** start **
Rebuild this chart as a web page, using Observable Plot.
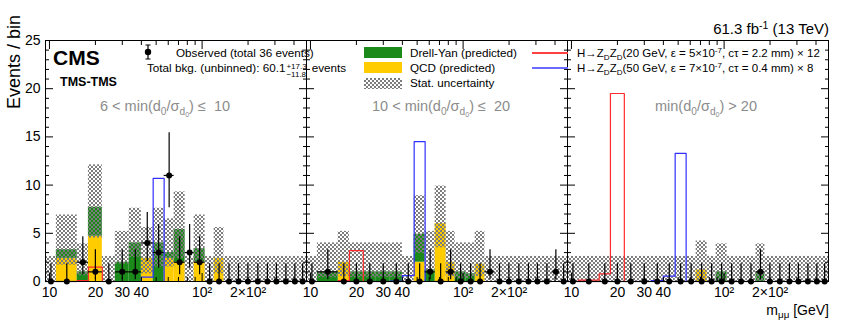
<!DOCTYPE html>
<html><head><meta charset="utf-8">
<script src="https://cdn.jsdelivr.net/npm/d3@7"></script>
<script src="https://cdn.jsdelivr.net/npm/@observablehq/plot@0.6"></script>
<style>
body{margin:0;background:#fff;}
#wrap{position:relative;width:847px;height:320px;font-family:"Liberation Sans",Arial,Helvetica,sans-serif;color:#000;}
#wrap svg{position:absolute;left:0;top:0;}
.t{position:absolute;white-space:nowrap;line-height:1;}
.sb{font-size:70%;vertical-align:-0.35em;}
.sp{font-size:70%;vertical-align:0.5em;}
.ud{display:inline-block;vertical-align:-5px;font-size:8px;line-height:8px;margin-left:1px;margin-right:5px;}
.ud span{display:block;}
.box{position:absolute;width:38px;height:11px;}
.reg{color:#8c8c8c;font-size:14.5px;}
.lg{font-size:11.7px;}
.ll{position:absolute;left:532px;width:36px;height:2px;}
</style></head><body><div id="wrap"></div>
<script>
// ---- data ----
const binEdges = [9.42, 11.1, 15.2, 18.0, 22.2, 27.0, 33.3, 40.0, 47.8, 56.4, 65.6, 77.4, 88.7, 104.6, 120, 139, 162, 185, 215, 250, 287, 328, 382, 430, 483];
const panels = ["6 < min <= 10", "10 < min <= 20", "min > 20"];

const obs1 = [0,0,2,1,0,1,1,4,3,11,2,3,2,0,0,0,0,0,0,0,0,0,0,0];
const obs2 = [0,1,0,0,0,0,0,0,0,1,0,1,0,0,0,1,0,0,0,0,0,0,1,0];
const obs3 = [0,0,0,0,0,0,0,0,0,0,0,0,0,0,0,0,1,0,0,0,0,0,0,0];

const qcd1 = [0,2.4,0,4.7,0,0,0,2.4,0,2.4,2.0,0,2.0,0,2.4,0,0,0,0,0,0,0,0,0];
const qcd2 = [0,0,2.0,0,0,0,0,0,2.0,0,6.0,2.0,0,0,1.8,0,0,0,0,0,0,0,0,0];
const qcd3 = [0,0,0,0,0,0,0,0,0,0,1.2,0,0,0,0,0,0,0,0,0,0,0,0,0];

const dy1 = [0,0.9,1.0,3.0,0,2.0,4.0,0,4.0,0.6,3.4,0,1.4,0,0,0,0,0,0,0,0,0,0,0];
const dy2 = [0,1.0,0,1.0,1.0,1.0,1.0,0,2.9,1.2,0,0,1.0,0.8,0,0,0,0,0,0,0,0,0,0];
const dy3 = [0,0,0,0,0,0,0,0,0,0,0,0,1.0,0,0,0,1.0,0,0,0,0,0,0,0];

const uncLo1 = [0,1.7,0.6,4.5,0,1.8,2.5,0.8,1.5,1.5,2.4,0,2.0,0,0.8,0,0,0,0,0,0,0,0,0];
const uncLo2 = [0,0.4,0.5,0.4,0.4,0.4,0.4,0,2.9,1.0,3.5,0.5,0.3,0.3,0.5,0,0,0,0,0,0,0,0,0];
const uncLo3 = [0,0,0,0,0,0,0,0,0,0,0,0,0,0,0,0,0,0,0,0,0,0,0,0];

const uncHi1 = [2.6,6.9,3.9,12.1,2.6,5.2,7.6,5.6,7.6,6.5,9.3,2.6,6.9,2.6,5.6,2.6,2.6,2.6,2.6,2.6,2.6,2.6,2.6,2.6];
const uncHi2 = [2.6,4.0,5.2,4.0,4.0,4.0,4.0,2.6,8.9,5.2,9.9,5.2,4.0,4.0,5.2,2.6,2.6,2.6,2.6,2.6,2.6,2.6,2.6,2.6];
const uncHi3 = [2.6,2.6,2.6,2.6,2.6,2.6,2.6,2.6,2.6,2.6,4.2,2.6,3.9,2.6,2.6,2.6,3.9,2.6,2.6,2.6,2.6,2.6,2.6,2.6];

const sig20_1 = [0,0,0.1,1.5,0,0,0,0,0,0,0,0,0,0,0,0,0,0,0,0,0,0,0,0];
const sig20_2 = [0,0,0.1,3.2,0,0,0,0,0,0,0,0,0,0,0,0,0,0,0,0,0,0,0,0];
const sig20_3 = [0,0.15,0.8,19.5,0,0,0,0,0,0,0,0,0,0,0,0,0,0,0,0,0,0,0,0];

const sig50_1 = [0,0,0,0,0,0,0,0.45,10.7,0,0,0,0,0,0,0,0,0,0,0,0,0,0,0];
const sig50_2 = [0,0,0,0,0,0,0.05,0.6,14.5,0,0,0,0,0,0,0,0,0,0,0,0,0,0,0];
const sig50_3 = [0,0,0,0,0,0,0.1,0.55,13.3,0,0,0,0,0,0,0,0,0,0,0,0,0,0,0];

// Garwood 68% intervals for the observed counts
const countKeys = [0, 1, 2, 3, 4, 11];
const garwoodLo = [0, 0.173, 0.708, 1.367, 2.086, 7.65];
const garwoodHi = [1.841, 3.300, 4.638, 5.918, 7.163, 15.43];

const yMajor = [0, 5, 10, 15, 20, 25];
const yMinor = [1,2,3,4,6,7,8,9,11,12,13,14,16,17,18,19,21,22,23,24];
const xLabelTicks = [10, 20, 30, 40, 100, 200];
const xLabelText = ["10", "20", "30", "40", "10²", "2×10²"];
const xMajor = [10, 100];
const xMinor = [20, 30, 40, 50, 60, 70, 80, 90, 200, 300, 400];

// ---- build tables ----
const O = [obs1, obs2, obs3], Q = [qcd1, qcd2, qcd3], D = [dy1, dy2, dy3];
const L = [uncLo1, uncLo2, uncLo3], H = [uncHi1, uncHi2, uncHi3];
const R = [sig20_1, sig20_2, sig20_3], B = [sig50_1, sig50_2, sig50_3];
const rows = [], sigPts = [];
panels.forEach((p, i) => {
  for (let j = 0; j < binEdges.length - 1; j++) {
    const x1 = binEdges[j], x2 = binEdges[j + 1], n = O[i][j];
    const k = countKeys.indexOf(n);
    rows.push({panel: p, x1, x2, xc: Math.sqrt(x1 * x2), qcd: Q[i][j], dy: D[i][j],
      lo: L[i][j], hi: H[i][j], n, eLo: garwoodLo[k], eHi: garwoodHi[k]});
    sigPts.push({panel: p, x: x1, red: R[i][j], blue: B[i][j]});
    sigPts.push({panel: p, x: x2, red: R[i][j], blue: B[i][j]});
  }
});

const blank = () => "";
const chart = Plot.plot({
  width: 847, height: 320,
  marginTop: 40, marginBottom: 39, marginLeft: 44, marginRight: 18,
  style: {fontFamily: "'Liberation Sans', Arial, sans-serif", fontSize: "14px", color: "#000", background: "transparent"},
  fx: {domain: panels, padding: 0, axis: null, label: null},
  x: {type: "log", domain: [9.42, 483], nice: false},
  y: {domain: [0, 25]},
  marks: [
    Plot.rect(rows.filter(d => d.qcd > 0), {fx: "panel", x1: "x1", x2: "x2", y1: 0, y2: "qcd", fill: "#ffcc00"}),
    Plot.rect(rows.filter(d => d.dy > 0), {fx: "panel", x1: "x1", x2: "x2", y1: "qcd", y2: d => d.qcd + d.dy, fill: "#1b8a1b"}),
    Plot.rect(rows, {fx: "panel", x1: "x1", x2: "x2", y1: "lo", y2: "hi", fill: "url(#hatch)"}),
    Plot.line(sigPts, {fx: "panel", x: "x", y: "red", stroke: "#ff2a2a", strokeWidth: 1.2}),
    Plot.line(sigPts, {fx: "panel", x: "x", y: "blue", stroke: "#3030ff", strokeWidth: 1.2}),
    Plot.frame({stroke: "#000", strokeWidth: 1}),
    Plot.axisY({anchor: "left", ticks: yMajor, tickSize: 0, tickPadding: 5, fontSize: 14, label: null}),
    Plot.axisY({anchor: "left", ticks: yMajor, tickSize: -8, tickFormat: blank, facetAnchor: null, label: null}),
    Plot.axisY({anchor: "left", ticks: yMinor, tickSize: -4, tickFormat: blank, facetAnchor: null, label: null}),
    Plot.axisY({anchor: "right", ticks: yMajor, tickSize: -8, tickFormat: blank, facetAnchor: null, label: null}),
    Plot.axisY({anchor: "right", ticks: yMinor, tickSize: -4, tickFormat: blank, facetAnchor: null, label: null}),
    Plot.axisX({anchor: "bottom", ticks: xLabelTicks, tickFormat: v => xLabelText[xLabelTicks.indexOf(v)], tickSize: 0, tickPadding: 6, fontSize: 14, label: null}),
    Plot.axisX({anchor: "bottom", ticks: xMajor, tickSize: -8, tickFormat: blank, label: null}),
    Plot.axisX({anchor: "bottom", ticks: xMinor, tickSize: -4, tickFormat: blank, label: null}),
    Plot.axisX({anchor: "top", ticks: xMajor, tickSize: -8, tickFormat: blank, label: null}),
    Plot.axisX({anchor: "top", ticks: xMinor, tickSize: -4, tickFormat: blank, label: null}),
    Plot.ruleY(rows, {fx: "panel", y: "n", x1: "x1", x2: "x2", stroke: "#000", strokeWidth: 1.2}),
    Plot.ruleX(rows, {fx: "panel", x: "xc", y1: "eLo", y2: "eHi", stroke: "#000", strokeWidth: 1.2}),
    Plot.dot(rows, {fx: "panel", x: "xc", y: "n", r: 3, fill: "#000", stroke: "none"})
  ]
});

const NS = "http://www.w3.org/2000/svg";
const defs = document.createElementNS(NS, "defs");
const pat = document.createElementNS(NS, "pattern");
pat.setAttribute("id", "hatch"); pat.setAttribute("patternUnits", "userSpaceOnUse");
pat.setAttribute("width", "4"); pat.setAttribute("height", "4");
[[0, 0], [2, 2]].forEach(([x, y]) => {
  const r = document.createElementNS(NS, "rect");
  r.setAttribute("x", x); r.setAttribute("y", y); r.setAttribute("width", 2); r.setAttribute("height", 2);
  r.setAttribute("fill", "#7c7c7c");
  pat.appendChild(r);
});
defs.appendChild(pat);
chart.insertBefore(defs, chart.firstChild);

const wrap = document.getElementById("wrap");
wrap.appendChild(chart);

const hatchCss = "background:repeating-conic-gradient(#7c7c7c 0 25%, #fff 0 50%) 0 0/4px 4px;";
wrap.insertAdjacentHTML("beforeend", `
<div class="t" style="right:18px;top:20px;font-size:15px">61.3 fb<span class="sp">-1</span> (13 TeV)</div>
<div class="t" style="left:14px;top:62px;font-size:18px;transform:translate(-50%,-50%) rotate(-90deg)">Events / bin</div>
<div class="t" style="left:53px;top:47px;font-size:21px;font-weight:bold">CMS</div>
<div class="t" style="left:60px;top:76px;font-size:12.5px;font-weight:bold">TMS-TMS</div>
<svg width="12" height="16" style="left:142px;top:44px;position:absolute"><line x1="6" y1="1" x2="6" y2="15" stroke="#000" stroke-width="1.2"/><line x1="3.5" y1="1" x2="8.5" y2="1" stroke="#000"/><line x1="3.5" y1="15" x2="8.5" y2="15" stroke="#000"/><circle cx="6" cy="8" r="3.2" fill="#000"/></svg>
<div class="t lg" style="left:176px;top:47px">Observed (total 36 events)</div>
<div class="t lg" style="left:147px;top:62px">Total bkg. (unbinned): 60.1<span class="ud"><span>+17.3</span><span>&minus;11.8</span></span>events</div>
<div class="box" style="left:364px;top:47px;background:#1b8a1b"></div>
<div class="box" style="left:364px;top:62px;background:#ffcc00"></div>
<div class="box" style="left:364px;top:78px;${hatchCss}"></div>
<div class="t lg" style="left:410px;top:47px">Drell-Yan (predicted)</div>
<div class="t lg" style="left:410px;top:62px">QCD (predicted)</div>
<div class="t lg" style="left:410px;top:77px">Stat. uncertainty</div>
<div class="ll" style="top:52px;background:#ff4040"></div>
<div class="ll" style="top:67px;background:#6a6aff"></div>
<div class="t" style="left:577px;top:47px;font-size:11.5px">H&rarr;Z<span class="sb">D</span>Z<span class="sb">D</span>(20 GeV, &epsilon; = 5&times;10<span class="sp">-7</span>, c&tau; = 2.2 mm) &times; 12</div>
<div class="t" style="left:577px;top:62px;font-size:11.5px">H&rarr;Z<span class="sb">D</span>Z<span class="sb">D</span>(50 GeV, &epsilon; = 7&times;10<span class="sp">-7</span>, c&tau; = 0.4 mm) &times; 8</div>
<div class="t reg" style="left:100px;top:99px">6 &lt; min(d<span class="sb">0</span>/&sigma;<span class="sb">d<span class="sb">0</span></span>) &le;&nbsp; 10</div>
<div class="t reg" style="left:372px;top:99px">10 &lt; min(d<span class="sb">0</span>/&sigma;<span class="sb">d<span class="sb">0</span></span>) &le;&nbsp; 20</div>
<div class="t reg" style="left:655px;top:99px">min(d<span class="sb">0</span>/&sigma;<span class="sb">d<span class="sb">0</span></span>) &gt; 20</div>
<div class="t" style="right:18px;top:303px;font-size:14px">m<span class="sb">&mu;&mu;</span> [GeV]</div>
`);
</script>
</body></html>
** end **
[Task statement]: Skip the pictures and restate exactly the lines from the beginning of the listing to the line with "const obs3 = [0,0,0,0,0,0,0,0,0,0,0,0,0,0,0,0,1,0,0,0,0,0,0,0];", that line included.

[Solution]:
Rebuild this chart as a web page, using Observable Plot.
<!DOCTYPE html>
<html><head><meta charset="utf-8">
<script src="https://cdn.jsdelivr.net/npm/d3@7"></script>
<script src="https://cdn.jsdelivr.net/npm/@observablehq/plot@0.6"></script>
<style>
body{margin:0;background:#fff;}
#wrap{position:relative;width:847px;height:320px;font-family:"Liberation Sans",Arial,Helvetica,sans-serif;color:#000;}
#wrap svg{position:absolute;left:0;top:0;}
.t{position:absolute;white-space:nowrap;line-height:1;}
.sb{font-size:70%;vertical-align:-0.35em;}
.sp{font-size:70%;vertical-align:0.5em;}
.ud{display:inline-block;vertical-align:-5px;font-size:8px;line-height:8px;margin-left:1px;margin-right:5px;}
.ud span{display:block;}
.box{position:absolute;width:38px;height:11px;}
.reg{color:#8c8c8c;font-size:14.5px;}
.lg{font-size:11.7px;}
.ll{position:absolute;left:532px;width:36px;height:2px;}
</style></head><body><div id="wrap"></div>
<script>
// ---- data ----
const binEdges = [9.42, 11.1, 15.2, 18.0, 22.2, 27.0, 33.3, 40.0, 47.8, 56.4, 65.6, 77.4, 88.7, 104.6, 120, 139, 162, 185, 215, 250, 287, 328, 382, 430, 483];
const panels = ["6 < min <= 10", "10 < min <= 20", "min > 20"];

const obs1 = [0,0,2,1,0,1,1,4,3,11,2,3,2,0,0,0,0,0,0,0,0,0,0,0];
const obs2 = [0,1,0,0,0,0,0,0,0,1,0,1,0,0,0,1,0,0,0,0,0,0,1,0];
const obs3 = [0,0,0,0,0,0,0,0,0,0,0,0,0,0,0,0,1,0,0,0,0,0,0,0];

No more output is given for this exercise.